## Problem statement
For this exercise, write out exactly, and only, the lines running from the line that contains "Recreate this image" through the line that contains "red_img = (bot".

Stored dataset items
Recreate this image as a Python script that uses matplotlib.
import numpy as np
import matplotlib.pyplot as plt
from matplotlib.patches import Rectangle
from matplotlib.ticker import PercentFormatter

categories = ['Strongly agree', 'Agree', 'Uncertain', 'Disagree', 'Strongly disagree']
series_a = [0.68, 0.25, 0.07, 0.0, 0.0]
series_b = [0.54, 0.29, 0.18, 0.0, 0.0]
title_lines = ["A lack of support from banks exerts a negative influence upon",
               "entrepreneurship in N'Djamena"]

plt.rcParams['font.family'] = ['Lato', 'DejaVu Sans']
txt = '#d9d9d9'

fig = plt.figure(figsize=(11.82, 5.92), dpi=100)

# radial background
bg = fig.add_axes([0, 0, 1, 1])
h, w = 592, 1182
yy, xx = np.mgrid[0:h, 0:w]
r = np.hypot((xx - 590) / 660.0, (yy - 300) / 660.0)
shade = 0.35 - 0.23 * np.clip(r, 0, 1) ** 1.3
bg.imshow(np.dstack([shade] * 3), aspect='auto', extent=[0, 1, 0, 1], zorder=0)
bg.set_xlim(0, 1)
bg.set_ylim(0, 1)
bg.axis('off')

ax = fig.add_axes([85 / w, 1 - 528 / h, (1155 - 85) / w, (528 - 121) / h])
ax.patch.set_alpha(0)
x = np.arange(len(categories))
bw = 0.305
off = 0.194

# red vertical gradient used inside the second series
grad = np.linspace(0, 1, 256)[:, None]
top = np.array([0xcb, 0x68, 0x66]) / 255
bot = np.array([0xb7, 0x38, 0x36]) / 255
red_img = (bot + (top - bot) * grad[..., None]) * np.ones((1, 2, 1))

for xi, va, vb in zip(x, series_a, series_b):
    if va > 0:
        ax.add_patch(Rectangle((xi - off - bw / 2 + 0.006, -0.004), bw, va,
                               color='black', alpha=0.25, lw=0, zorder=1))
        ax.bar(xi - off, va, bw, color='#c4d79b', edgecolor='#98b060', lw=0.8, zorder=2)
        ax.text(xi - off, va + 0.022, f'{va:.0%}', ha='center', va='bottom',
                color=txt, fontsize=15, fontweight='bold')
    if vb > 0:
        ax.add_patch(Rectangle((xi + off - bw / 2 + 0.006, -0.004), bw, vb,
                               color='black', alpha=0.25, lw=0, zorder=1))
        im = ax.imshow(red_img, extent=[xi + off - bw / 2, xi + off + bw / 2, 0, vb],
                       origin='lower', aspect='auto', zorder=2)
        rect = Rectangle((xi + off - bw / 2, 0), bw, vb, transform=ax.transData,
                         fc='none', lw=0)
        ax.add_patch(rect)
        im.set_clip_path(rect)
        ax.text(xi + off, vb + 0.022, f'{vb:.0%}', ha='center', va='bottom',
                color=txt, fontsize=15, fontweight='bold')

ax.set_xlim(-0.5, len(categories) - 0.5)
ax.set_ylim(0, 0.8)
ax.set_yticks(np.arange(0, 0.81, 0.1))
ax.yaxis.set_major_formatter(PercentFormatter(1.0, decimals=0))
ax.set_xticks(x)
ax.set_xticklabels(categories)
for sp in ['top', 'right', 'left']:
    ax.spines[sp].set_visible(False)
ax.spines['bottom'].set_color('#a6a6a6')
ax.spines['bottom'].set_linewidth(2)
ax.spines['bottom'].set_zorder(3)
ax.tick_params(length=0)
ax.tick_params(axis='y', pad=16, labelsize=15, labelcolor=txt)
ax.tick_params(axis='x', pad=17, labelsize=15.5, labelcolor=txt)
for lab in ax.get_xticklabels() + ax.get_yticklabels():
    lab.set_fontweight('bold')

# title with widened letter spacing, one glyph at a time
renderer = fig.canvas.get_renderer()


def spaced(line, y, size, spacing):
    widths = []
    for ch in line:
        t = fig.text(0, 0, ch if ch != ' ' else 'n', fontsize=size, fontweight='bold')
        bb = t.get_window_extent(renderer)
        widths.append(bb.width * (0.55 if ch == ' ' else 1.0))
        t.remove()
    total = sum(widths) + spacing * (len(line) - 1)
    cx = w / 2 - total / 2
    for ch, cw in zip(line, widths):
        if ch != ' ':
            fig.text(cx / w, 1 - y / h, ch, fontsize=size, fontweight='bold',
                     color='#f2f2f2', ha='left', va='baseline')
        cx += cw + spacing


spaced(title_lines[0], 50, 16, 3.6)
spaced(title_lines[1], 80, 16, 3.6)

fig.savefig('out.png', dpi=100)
* * *
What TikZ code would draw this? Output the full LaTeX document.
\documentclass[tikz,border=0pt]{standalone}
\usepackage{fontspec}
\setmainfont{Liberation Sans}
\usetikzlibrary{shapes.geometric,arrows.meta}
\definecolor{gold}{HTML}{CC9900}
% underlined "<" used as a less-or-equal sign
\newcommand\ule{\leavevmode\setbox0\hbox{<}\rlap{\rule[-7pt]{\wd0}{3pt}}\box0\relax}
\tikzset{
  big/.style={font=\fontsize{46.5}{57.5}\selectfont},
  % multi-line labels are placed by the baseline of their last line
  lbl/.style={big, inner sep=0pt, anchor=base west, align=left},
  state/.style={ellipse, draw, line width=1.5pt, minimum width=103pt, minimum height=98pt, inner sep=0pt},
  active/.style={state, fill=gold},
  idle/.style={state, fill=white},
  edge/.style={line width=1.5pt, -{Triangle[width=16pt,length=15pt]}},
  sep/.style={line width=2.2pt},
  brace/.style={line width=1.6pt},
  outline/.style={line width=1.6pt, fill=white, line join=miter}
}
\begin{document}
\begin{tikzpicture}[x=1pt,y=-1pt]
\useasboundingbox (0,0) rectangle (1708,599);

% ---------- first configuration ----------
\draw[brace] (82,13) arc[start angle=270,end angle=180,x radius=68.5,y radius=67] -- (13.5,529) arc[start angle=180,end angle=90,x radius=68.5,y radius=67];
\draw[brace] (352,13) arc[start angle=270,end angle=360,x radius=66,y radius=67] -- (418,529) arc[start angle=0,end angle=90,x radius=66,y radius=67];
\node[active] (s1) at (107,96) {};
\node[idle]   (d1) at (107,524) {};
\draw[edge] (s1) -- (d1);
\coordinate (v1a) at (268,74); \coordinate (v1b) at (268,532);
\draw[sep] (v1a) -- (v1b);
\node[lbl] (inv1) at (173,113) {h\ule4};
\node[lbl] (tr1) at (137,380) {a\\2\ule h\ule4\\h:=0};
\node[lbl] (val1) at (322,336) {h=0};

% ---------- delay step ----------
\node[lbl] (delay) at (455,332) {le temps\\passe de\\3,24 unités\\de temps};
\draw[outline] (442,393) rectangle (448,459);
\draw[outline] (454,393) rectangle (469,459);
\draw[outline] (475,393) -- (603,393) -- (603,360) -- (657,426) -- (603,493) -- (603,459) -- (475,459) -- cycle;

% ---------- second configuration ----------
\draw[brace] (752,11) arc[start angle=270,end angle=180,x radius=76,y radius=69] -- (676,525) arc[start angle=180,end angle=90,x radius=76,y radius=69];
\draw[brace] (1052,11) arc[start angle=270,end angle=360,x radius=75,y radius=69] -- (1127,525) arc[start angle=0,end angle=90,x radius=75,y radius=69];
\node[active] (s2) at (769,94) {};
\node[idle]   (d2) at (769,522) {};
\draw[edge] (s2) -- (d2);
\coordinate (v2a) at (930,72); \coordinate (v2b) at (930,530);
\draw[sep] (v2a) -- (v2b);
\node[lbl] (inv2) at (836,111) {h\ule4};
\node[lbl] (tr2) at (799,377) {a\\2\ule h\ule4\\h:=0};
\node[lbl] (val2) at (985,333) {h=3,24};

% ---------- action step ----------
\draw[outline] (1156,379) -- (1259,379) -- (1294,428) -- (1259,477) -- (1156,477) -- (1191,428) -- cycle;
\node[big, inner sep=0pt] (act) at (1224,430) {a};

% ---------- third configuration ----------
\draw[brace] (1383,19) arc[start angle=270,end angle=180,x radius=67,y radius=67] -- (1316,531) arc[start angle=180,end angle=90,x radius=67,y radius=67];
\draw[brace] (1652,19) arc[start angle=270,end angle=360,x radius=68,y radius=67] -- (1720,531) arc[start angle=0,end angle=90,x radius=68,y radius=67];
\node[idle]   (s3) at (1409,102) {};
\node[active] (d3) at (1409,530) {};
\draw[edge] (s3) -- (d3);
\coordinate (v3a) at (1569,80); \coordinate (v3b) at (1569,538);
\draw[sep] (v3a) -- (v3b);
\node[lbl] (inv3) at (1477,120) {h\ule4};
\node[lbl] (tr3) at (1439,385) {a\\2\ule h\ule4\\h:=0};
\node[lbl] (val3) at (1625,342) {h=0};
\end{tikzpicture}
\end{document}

## Result
Recreate this image as a Python script that uses matplotlib.
import numpy as np
import matplotlib.pyplot as plt
from matplotlib.patches import Rectangle
from matplotlib.ticker import PercentFormatter

categories = ['Strongly agree', 'Agree', 'Uncertain', 'Disagree', 'Strongly disagree']
series_a = [0.68, 0.25, 0.07, 0.0, 0.0]
series_b = [0.54, 0.29, 0.18, 0.0, 0.0]
title_lines = ["A lack of support from banks exerts a negative influence upon",
               "entrepreneurship in N'Djamena"]

plt.rcParams['font.family'] = ['Lato', 'DejaVu Sans']
txt = '#d9d9d9'

fig = plt.figure(figsize=(11.82, 5.92), dpi=100)

# radial background
bg = fig.add_axes([0, 0, 1, 1])
h, w = 592, 1182
yy, xx = np.mgrid[0:h, 0:w]
r = np.hypot((xx - 590) / 660.0, (yy - 300) / 660.0)
shade = 0.35 - 0.23 * np.clip(r, 0, 1) ** 1.3
bg.imshow(np.dstack([shade] * 3), aspect='auto', extent=[0, 1, 0, 1], zorder=0)
bg.set_xlim(0, 1)
bg.set_ylim(0, 1)
bg.axis('off')

ax = fig.add_axes([85 / w, 1 - 528 / h, (1155 - 85) / w, (528 - 121) / h])
ax.patch.set_alpha(0)
x = np.arange(len(categories))
bw = 0.305
off = 0.194

# red vertical gradient used inside the second series
grad = np.linspace(0, 1, 256)[:, None]
top = np.array([0xcb, 0x68, 0x66]) / 255
bot = np.array([0xb7, 0x38, 0x36]) / 255
red_img = (bot + (top - bot) * grad[..., None]) * np.ones((1, 2, 1))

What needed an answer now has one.